_What you will do:_ Leaving the pictures out, print the lines from the first line of the listing through the line containing "(pire.north -| V.south);", exactly as they read, and no others.

_Dataset content:_
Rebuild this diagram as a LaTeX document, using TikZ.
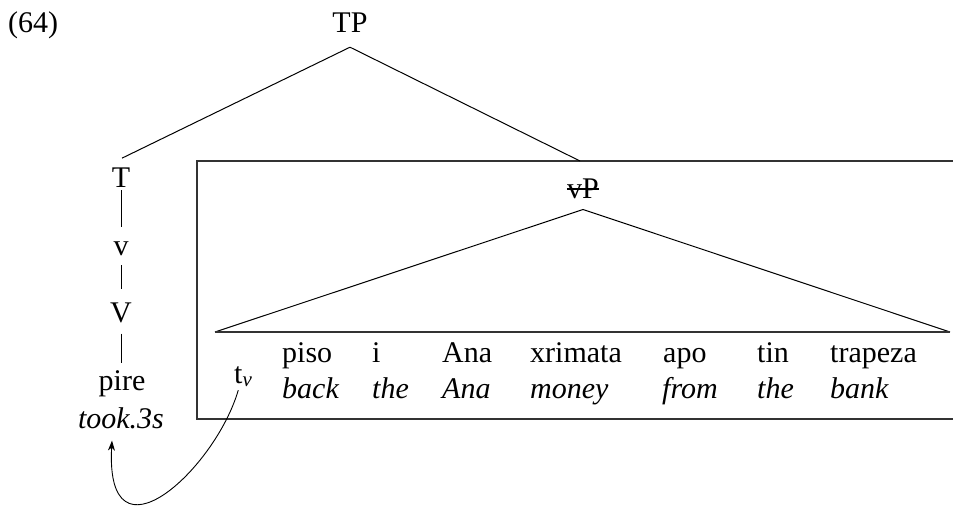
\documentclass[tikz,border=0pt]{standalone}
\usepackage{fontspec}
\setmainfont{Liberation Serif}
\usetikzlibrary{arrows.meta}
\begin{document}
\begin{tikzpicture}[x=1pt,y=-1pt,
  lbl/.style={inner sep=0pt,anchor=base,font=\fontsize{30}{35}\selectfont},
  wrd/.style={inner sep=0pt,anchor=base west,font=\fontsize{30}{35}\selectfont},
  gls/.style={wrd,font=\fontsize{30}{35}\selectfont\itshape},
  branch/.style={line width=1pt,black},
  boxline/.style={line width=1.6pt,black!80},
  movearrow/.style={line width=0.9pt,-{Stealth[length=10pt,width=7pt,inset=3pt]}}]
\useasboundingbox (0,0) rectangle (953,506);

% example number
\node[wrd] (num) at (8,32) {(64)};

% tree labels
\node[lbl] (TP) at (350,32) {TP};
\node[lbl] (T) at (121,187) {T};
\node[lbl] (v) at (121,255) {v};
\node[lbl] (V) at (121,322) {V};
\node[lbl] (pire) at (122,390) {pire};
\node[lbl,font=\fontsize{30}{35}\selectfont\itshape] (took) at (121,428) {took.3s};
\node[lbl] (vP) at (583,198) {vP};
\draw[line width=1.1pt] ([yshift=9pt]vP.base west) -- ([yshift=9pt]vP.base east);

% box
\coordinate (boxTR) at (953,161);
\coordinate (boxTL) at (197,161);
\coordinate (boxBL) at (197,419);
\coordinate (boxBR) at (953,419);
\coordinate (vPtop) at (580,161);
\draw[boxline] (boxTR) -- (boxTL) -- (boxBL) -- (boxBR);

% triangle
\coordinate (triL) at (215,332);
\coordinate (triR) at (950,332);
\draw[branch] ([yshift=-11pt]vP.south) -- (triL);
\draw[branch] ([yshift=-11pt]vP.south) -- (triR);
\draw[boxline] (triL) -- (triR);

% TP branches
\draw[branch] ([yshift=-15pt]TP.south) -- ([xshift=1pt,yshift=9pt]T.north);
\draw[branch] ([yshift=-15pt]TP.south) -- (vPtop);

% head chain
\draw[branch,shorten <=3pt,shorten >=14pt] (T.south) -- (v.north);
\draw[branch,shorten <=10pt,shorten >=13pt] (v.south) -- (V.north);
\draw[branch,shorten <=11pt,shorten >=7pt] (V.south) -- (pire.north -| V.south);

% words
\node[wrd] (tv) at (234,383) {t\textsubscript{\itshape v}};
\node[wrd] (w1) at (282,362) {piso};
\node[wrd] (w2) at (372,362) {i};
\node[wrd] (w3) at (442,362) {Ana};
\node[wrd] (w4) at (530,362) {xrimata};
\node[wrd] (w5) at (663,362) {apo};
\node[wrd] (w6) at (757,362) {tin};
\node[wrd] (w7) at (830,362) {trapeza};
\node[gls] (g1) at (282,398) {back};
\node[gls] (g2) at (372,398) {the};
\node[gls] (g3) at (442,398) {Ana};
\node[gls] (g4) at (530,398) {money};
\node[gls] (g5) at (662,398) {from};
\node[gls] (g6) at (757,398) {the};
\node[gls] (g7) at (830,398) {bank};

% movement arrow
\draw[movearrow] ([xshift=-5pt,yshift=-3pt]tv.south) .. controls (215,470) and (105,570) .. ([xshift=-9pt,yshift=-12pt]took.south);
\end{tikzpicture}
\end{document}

_Response:_
Rebuild this diagram as a LaTeX document, using TikZ.
\documentclass[tikz,border=0pt]{standalone}
\usepackage{fontspec}
\setmainfont{Liberation Serif}
\usetikzlibrary{arrows.meta}
\begin{document}
\begin{tikzpicture}[x=1pt,y=-1pt,
  lbl/.style={inner sep=0pt,anchor=base,font=\fontsize{30}{35}\selectfont},
  wrd/.style={inner sep=0pt,anchor=base west,font=\fontsize{30}{35}\selectfont},
  gls/.style={wrd,font=\fontsize{30}{35}\selectfont\itshape},
  branch/.style={line width=1pt,black},
  boxline/.style={line width=1.6pt,black!80},
  movearrow/.style={line width=0.9pt,-{Stealth[length=10pt,width=7pt,inset=3pt]}}]
\useasboundingbox (0,0) rectangle (953,506);

% example number
\node[wrd] (num) at (8,32) {(64)};

% tree labels
\node[lbl] (TP) at (350,32) {TP};
\node[lbl] (T) at (121,187) {T};
\node[lbl] (v) at (121,255) {v};
\node[lbl] (V) at (121,322) {V};
\node[lbl] (pire) at (122,390) {pire};
\node[lbl,font=\fontsize{30}{35}\selectfont\itshape] (took) at (121,428) {took.3s};
\node[lbl] (vP) at (583,198) {vP};
\draw[line width=1.1pt] ([yshift=9pt]vP.base west) -- ([yshift=9pt]vP.base east);

% box
\coordinate (boxTR) at (953,161);
\coordinate (boxTL) at (197,161);
\coordinate (boxBL) at (197,419);
\coordinate (boxBR) at (953,419);
\coordinate (vPtop) at (580,161);
\draw[boxline] (boxTR) -- (boxTL) -- (boxBL) -- (boxBR);

% triangle
\coordinate (triL) at (215,332);
\coordinate (triR) at (950,332);
\draw[branch] ([yshift=-11pt]vP.south) -- (triL);
\draw[branch] ([yshift=-11pt]vP.south) -- (triR);
\draw[boxline] (triL) -- (triR);

% TP branches
\draw[branch] ([yshift=-15pt]TP.south) -- ([xshift=1pt,yshift=9pt]T.north);
\draw[branch] ([yshift=-15pt]TP.south) -- (vPtop);

% head chain
\draw[branch,shorten <=3pt,shorten >=14pt] (T.south) -- (v.north);
\draw[branch,shorten <=10pt,shorten >=13pt] (v.south) -- (V.north);
\draw[branch,shorten <=11pt,shorten >=7pt] (V.south) -- (pire.north -| V.south);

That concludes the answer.